The reality is that Ecclestone's tax position is pretty straightforward which makes it even harder to follow the blackmail theory. In February 1996 Ecclestone transferred his biggest cash cow, his shares in F1's former rightsholder F.O.C.A. Administration, to a Jersey-based trust whose beneficiaries are his family members. He did this for good reason because his health was not as good as it is now and if he had died his Croatian ex-wife Slavica would have had to pay tax on her inheritance because she had not yet lived in the UK long enough to be domiciled here.
The trust is completely separate to Ecclestone and he recently told Sylt "the [Inland] Revenue obviously had to check everything. It took five years going through that. I didn't deal with it. The trust had to show it was correct." In short, his personal financial situation has already been given a seal of approval from the UK authorities.
There is absolutely no evidence that Ecclestone has ever done anything wrong which Gribkowsky could have blackmailed him with in 2006 or prior to that. However, even if Gribkowsky did have some compromising information which he threatened to take to the tax authorities in 2006 it would most probably be irrelevant now. This is because UK individuals filing tax returns only need to keep their records for five years after the period they relate to. So, even if Gribkowsky (or anyone) had information relating to prior to 2006 about any UK tax payer it could be hard for the authorities to investigate or take action. The person being investigated could perfectly legitimately say they have destroyed all their records relating to the period in question and so cannot defend themselves.
The blackmail theory is even harder to believe in light of a report in the German magazine Focus claiming that the information which Gribkowsky threatened to take to the authorities was a one-page spreadsheet with facts about 19 companies connected to F1. It claims that the details about the companies were bought from business information firm Dun & Bradstreet so it is hard to see how anyone could be blackmailed with information which is already in the public domain. According to Focus, Gribkowsky used this to deduce that "the maze of companies above all arises from tax related motives." It seems a stretch to move from this deduction to blackmailing Ecclestone for $40m.
Ecclestone has said he does "not intend to make any further public comment" on the investigation into Gribkowsky beyond his statement last month which said "I have been cooperating with the State Prosecution Office's investigation of the affairs of Dr Gribkowsky since the outset. When I was informed that there was a first suspicion in relation to my perceived involvement in the matter, I went to see the Senior State Prosecutor and her team in Munich earlier this month to clear up any allegations against me. I will continue to give the State Prosecution Office my full cooperation in whatever capacity it may ask and I am confident that when the full facts have been established, I will be exonerated of blame for any wrongdoing."
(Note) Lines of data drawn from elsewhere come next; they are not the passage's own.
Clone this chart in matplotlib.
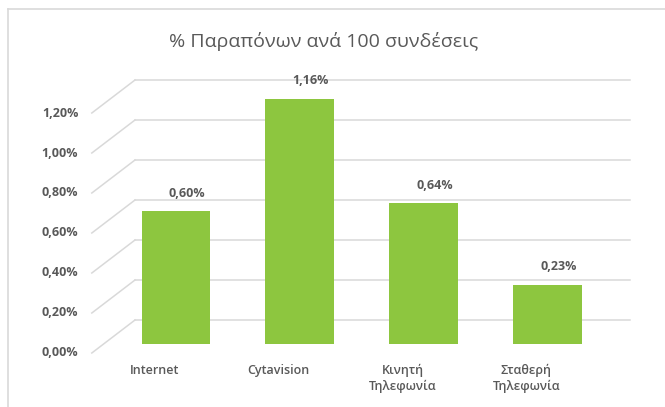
import numpy as np
import matplotlib.pyplot as plt
from matplotlib.lines import Line2D

# data
categories = ["Internet", "Cytavision", "Κινητή\nΤηλεφωνία", "Σταθερή\nΤηλεφωνία"]
values = [0.60, 1.16, 0.64, 0.23]          # % complaints per 100 connections
value_labels = ["0,60%", "1,16%", "0,64%", "0,23%"]
ticks = [0.0, 0.2, 0.4, 0.6, 0.8, 1.0, 1.2]
tick_labels = ["0,00%", "0,20%", "0,40%", "0,60%", "0,80%", "1,00%", "1,20%"]
title = "% Παραπόνων ανά 100 συνδέσεις"

# fake 3D perspective (offsets in value units / category units)
FRONT = -0.11       # where the wall meets the floor at the front
BACK = 0.055        # back wall
BAR_FOOT = -0.065   # bars reach below the zero plane
WALL_LEFT_FRONT = -0.68
WALL_LEFT_BACK = -0.331
WALL_RIGHT = 3.667

GREEN = "#8DC63F"
GRID = "#D9D9D9"
TEXT = "#595959"
FONT = ["Open Sans", "DejaVu Sans"]

plt.rcParams["font.family"] = FONT

fig = plt.figure(figsize=(6.65, 4.07), dpi=100)
ax = fig.add_axes([0, 0, 1, 1])
ax.set_xlim(-1.4216, 3.950)
ax.set_ylim(-0.38, 1.655)
ax.axis("off")

# gridlines: back wall + side wall diagonals
for t, lab in zip(ticks, tick_labels):
    ax.plot([WALL_LEFT_BACK, WALL_RIGHT], [t + BACK, t + BACK], color=GRID, lw=1.1, zorder=1)
    ax.plot([WALL_LEFT_FRONT, WALL_LEFT_BACK], [t + FRONT, t + BACK], color=GRID, lw=1.1, zorder=1)
    ax.text(WALL_LEFT_FRONT - 0.11, t + FRONT, lab, ha="right", va="center",
            fontsize=9, fontweight="bold", color=TEXT)

x = np.arange(len(categories))
heights = [v - BAR_FOOT for v in values]
ax.bar(x, heights, bottom=BAR_FOOT, width=0.557, color=GREEN, zorder=2)

for xi, v, lab in zip(x, values, value_labels):
    ax.text(xi + 0.09, v + 0.09, lab, ha="center", va="center",
            fontsize=9, fontweight="bold", color=TEXT, zorder=3)

for xi, cat in zip(x, categories):
    ax.text(xi - 0.17, -0.165, cat, ha="center", va="top", fontsize=9,
            fontweight="semibold", color=TEXT, linespacing=1.3)

fig.text(0.486, 0.897, title, ha="center", va="center", fontsize=14, color=TEXT)

# chart area border (top and left edges visible)
fig.add_artist(Line2D([8 / 665, 1], [1 - 9 / 407, 1 - 9 / 407], color=GRID, lw=1.2))
fig.add_artist(Line2D([8 / 665, 8 / 665], [0, 1 - 9 / 407], color=GRID, lw=1.2))

fig.savefig("out.png", dpi=100, facecolor="white")
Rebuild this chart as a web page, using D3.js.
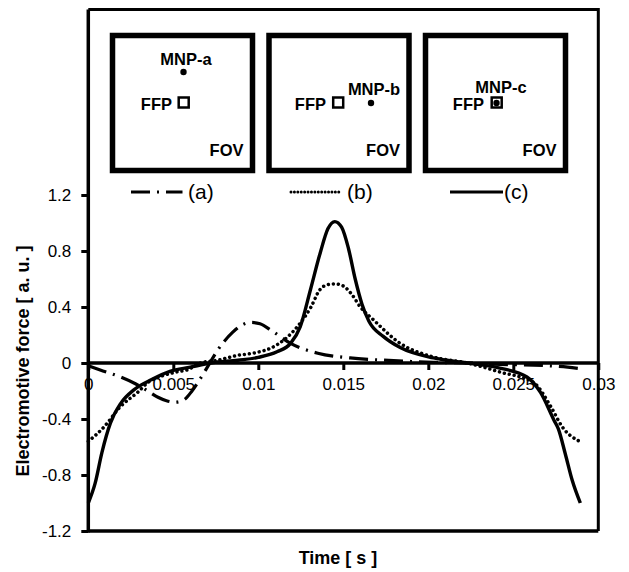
<!DOCTYPE html>
<html>
<head>
<meta charset="utf-8">
<script src="https://cdn.jsdelivr.net/npm/d3@7"></script>
<style>
  html, body { margin: 0; padding: 0; background: #fff; }
  svg { display: block; font-family: "Liberation Sans", Arial, sans-serif; }
</style>
</head>
<body>
<svg id="chart" width="629" height="572"></svg>
<script>
// Time samples [s] and electromotive force [a.u.] for the three MNP positions
const timeA = [0, 0.0007, 0.0019, 0.0028, 0.0035, 0.0041, 0.0046, 0.0051, 0.0056, 0.0061, 0.0066, 0.0071, 0.0076, 0.0085, 0.0091, 0.0096, 0.0101, 0.0108, 0.0119, 0.0135, 0.0154, 0.0174, 0.0203, 0.0223, 0.0242, 0.0262, 0.0282, 0.0289];
const emfA  = [-0.02, -0.05, -0.10, -0.15, -0.20, -0.245, -0.27, -0.28, -0.265, -0.20, -0.11, -0.01, 0.09, 0.22, 0.275, 0.29, 0.28, 0.23, 0.14, 0.07, 0.036, 0.02, 0.005, 0.0, -0.01, -0.015, -0.03, -0.04];

const timeB = [0, 0.0009, 0.0019, 0.0029, 0.0035, 0.0044, 0.0052, 0.0058, 0.0066, 0.0076, 0.0089, 0.0097, 0.0111, 0.0123, 0.0131, 0.0136, 0.0141, 0.01453, 0.0150, 0.0155, 0.0160, 0.01676, 0.01835, 0.0203, 0.0223, 0.0242, 0.0262, 0.0272, 0.0279, 0.0289];
const emfB  = [-0.56, -0.46, -0.31, -0.21, -0.14, -0.09, -0.064, -0.05, 0.0, 0.02, 0.057, 0.07, 0.13, 0.26, 0.40, 0.52, 0.56, 0.565, 0.55, 0.49, 0.40, 0.31, 0.14, 0.043, 0.0, -0.064, -0.14, -0.31, -0.46, -0.56];

const timeC = [0, 0.0004, 0.0008, 0.0013, 0.0019, 0.0027, 0.0037, 0.0048, 0.0060, 0.0072, 0.0088, 0.0100, 0.0111, 0.0119, 0.01247, 0.01306, 0.01365, 0.0141, 0.0145, 0.0149, 0.0153, 0.0157, 0.0161, 0.0165, 0.01735, 0.01835, 0.0203, 0.0223, 0.0242, 0.0258, 0.0266, 0.0274, 0.02765, 0.02806, 0.02847, 0.02894];
const emfC  = [-1.00, -0.86, -0.64, -0.43, -0.29, -0.19, -0.12, -0.06, -0.03, 0.0, 0.02, 0.04, 0.08, 0.14, 0.26, 0.52, 0.79, 0.96, 1.01, 0.97, 0.82, 0.60, 0.42, 0.30, 0.19, 0.11, 0.036, 0.0, -0.036, -0.10, -0.21, -0.41, -0.47, -0.65, -0.84, -1.00];

const xTicks = [0, 0.005, 0.01, 0.015, 0.02, 0.025, 0.03];
const xTickLabels = ["0", "0.005", "0.01", "0.015", "0.02", "0.025", "0.03"];
const yTicks = [-1.2, -0.8, -0.4, 0, 0.4, 0.8, 1.2];
const yTickLabels = ["-1.2", "-0.8", "-0.4", "0", "0.4", "0.8", "1.2"];

const legendLabels = ["(a)", "(b)", "(c)"];
const mnpLabels = ["MNP-a", "MNP-b", "MNP-c"];

const svg = d3.select("#chart");

const x = d3.scaleLinear().domain([0, 0.03]).range([88.3, 598.3]);
const y = d3.scaleLinear().domain([-1.2, 1.2]).range([531, 195]);

const frameTop = 9.5;

// plot frame (top and right edges)
svg.append("path")
  .attr("d", `M${x(0)},${frameTop}H${x(0.03)}V${y(-1.2)}`)
  .attr("fill", "none").attr("stroke", "#000").attr("stroke-width", 3);

// bottom edge
svg.append("line")
  .attr("x1", x(0)).attr("x2", x(0.03)).attr("y1", y(-1.2)).attr("y2", y(-1.2))
  .attr("stroke", "#000").attr("stroke-width", 3.5);

// y axis
const yAxis = svg.append("g").attr("transform", `translate(${x(0)},0)`)
  .call(d3.axisLeft(y).tickValues(yTicks).tickFormat((d, i) => yTickLabels[i]).tickSize(7).tickPadding(10));
yAxis.select(".domain").remove();
yAxis.append("line").attr("x1", 0).attr("x2", 0).attr("y1", frameTop).attr("y2", y(-1.2) + 1.5)
  .attr("stroke", "#000").attr("stroke-width", 3.5);
yAxis.selectAll(".tick line").attr("stroke", "#000").attr("stroke-width", 3);
yAxis.selectAll(".tick text").attr("font-size", 17).attr("fill", "#000")
  .attr("font-family", "Liberation Sans, Arial, sans-serif");

// x axis along zero
const xAxis = svg.append("g").attr("transform", `translate(0,${y(0)})`)
  .call(d3.axisBottom(x).tickValues(xTicks).tickFormat((d, i) => xTickLabels[i]).tickSize(7).tickPadding(8));
xAxis.select(".domain").remove();
xAxis.append("line").attr("x1", x(0)).attr("x2", x(0.03)).attr("y1", 0).attr("y2", 0)
  .attr("stroke", "#000").attr("stroke-width", 3.5);
xAxis.selectAll(".tick line").attr("stroke", "#000").attr("stroke-width", 3);
xAxis.selectAll(".tick text").attr("font-size", 17).attr("fill", "#000")
  .attr("font-family", "Liberation Sans, Arial, sans-serif");

// curves
const line = d3.line().x(d => x(d[0])).y(d => y(d[1])).curve(d3.curveMonotoneX);
const series = [
  { t: timeA, v: emfA, dash: "19,7,2,7", cap: "butt", w: 3.2 },
  { t: timeB, v: emfB, dash: "0.01,5", cap: "round", w: 3.5 },
  { t: timeC, v: emfC, dash: null, cap: "butt", w: 3.4 }
];
series.forEach(s => {
  svg.append("path")
    .datum(s.t.map((t, i) => [t, s.v[i]]))
    .attr("d", line)
    .attr("fill", "none").attr("stroke", "#000")
    .attr("stroke-width", s.w)
    .attr("stroke-linecap", s.cap)
    .attr("stroke-dasharray", s.dash);
});

// axis titles
svg.append("text").attr("x", 338).attr("y", 564).attr("text-anchor", "middle")
  .attr("font-size", 18).attr("font-weight", "bold").text("Time [ s ]");
svg.append("text").attr("transform", "translate(29,361) rotate(-90)").attr("text-anchor", "middle")
  .attr("font-size", 18).attr("font-weight", "bold").text("Electromotive force [ a. u. ]");

// field-of-view insets
const insets = [
  { x0: 112.5, mnp: mnpLabels[0], mnpX: 186, mnpY: 65, dot: [183.5, 72], ffpX: 172, sq: 177.5 },
  { x0: 269, mnp: mnpLabels[1], mnpX: 374, mnpY: 95, dot: [371, 103], ffpX: 326, sq: 332 },
  { x0: 425.5, mnp: mnpLabels[2], mnpX: 501, mnpY: 93, dot: [496.5, 103], ffpX: 484, sq: 490.5 }
];
const boxW = 140, boxTop = 35.5, boxH = 135;
insets.forEach(b => {
  const g = svg.append("g");
  g.append("rect").attr("x", b.x0).attr("y", boxTop).attr("width", boxW).attr("height", boxH)
    .attr("fill", "#fff").attr("stroke", "#000").attr("stroke-width", 5.5);
  g.append("text").attr("x", b.mnpX).attr("y", b.mnpY).attr("text-anchor", "middle")
    .attr("font-size", 16.5).attr("font-weight", "bold").text(b.mnp);
  g.append("text").attr("x", b.ffpX).attr("y", 110).attr("text-anchor", "end")
    .attr("font-size", 16.5).attr("font-weight", "bold").text("FFP");
  g.append("rect").attr("x", b.sq + 1.2).attr("y", 97.5).attr("width", 10).attr("height", 10)
    .attr("fill", "none").attr("stroke", "#000").attr("stroke-width", 2.5);
  g.append("circle").attr("cx", b.dot[0]).attr("cy", b.dot[1]).attr("r", 3.2).attr("fill", "#000");
  g.append("text").attr("x", b.x0 + boxW - 9).attr("y", 156).attr("text-anchor", "end")
    .attr("font-size", 16.5).attr("font-weight", "bold").text("FOV");
});

// legend
const legend = [
  { x1: 131, x2: 182.5, tx: 188, dash: "19,7,2,7", cap: "butt", w: 3 },
  { x1: 291, x2: 339.5, tx: 347, dash: "0.01,3.4", cap: "round", w: 3 },
  { x1: 450, x2: 503, tx: 504, dash: null, cap: "butt", w: 3.2 }
];
legend.forEach((l, i) => {
  svg.append("line").attr("x1", l.x1).attr("x2", l.x2).attr("y1", 192).attr("y2", 192)
    .attr("stroke", "#000").attr("stroke-width", l.w).attr("stroke-linecap", l.cap)
    .attr("stroke-dasharray", l.dash);
  svg.append("text").attr("x", l.tx).attr("y", 199).attr("font-size", 21).text(legendLabels[i]);
});
</script>
</body>
</html>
In contrast, Gribkowsky's predicament seems to be worsening. Another accusation was recently made against him as it is now believed that he also received a suspicious payment of €250,000 in a property deal as part of a consulting contract in 2008. The Munich court issued a new arrest warrant for Gribkowsky over this and his lawyer filed an appeal against it, just as he has done in connection with the other accusations.
Gribkowsky's assets have been frozen as a result of the continued doubt over the legitimacy of the $50m payment. However, his lawyer is confident that it will be returned to him and he will be cleared. A decision on whether to formally charge Gribkowsky has been expected since early May. Once that happens we will be one step closer to wrapping up this sorry saga.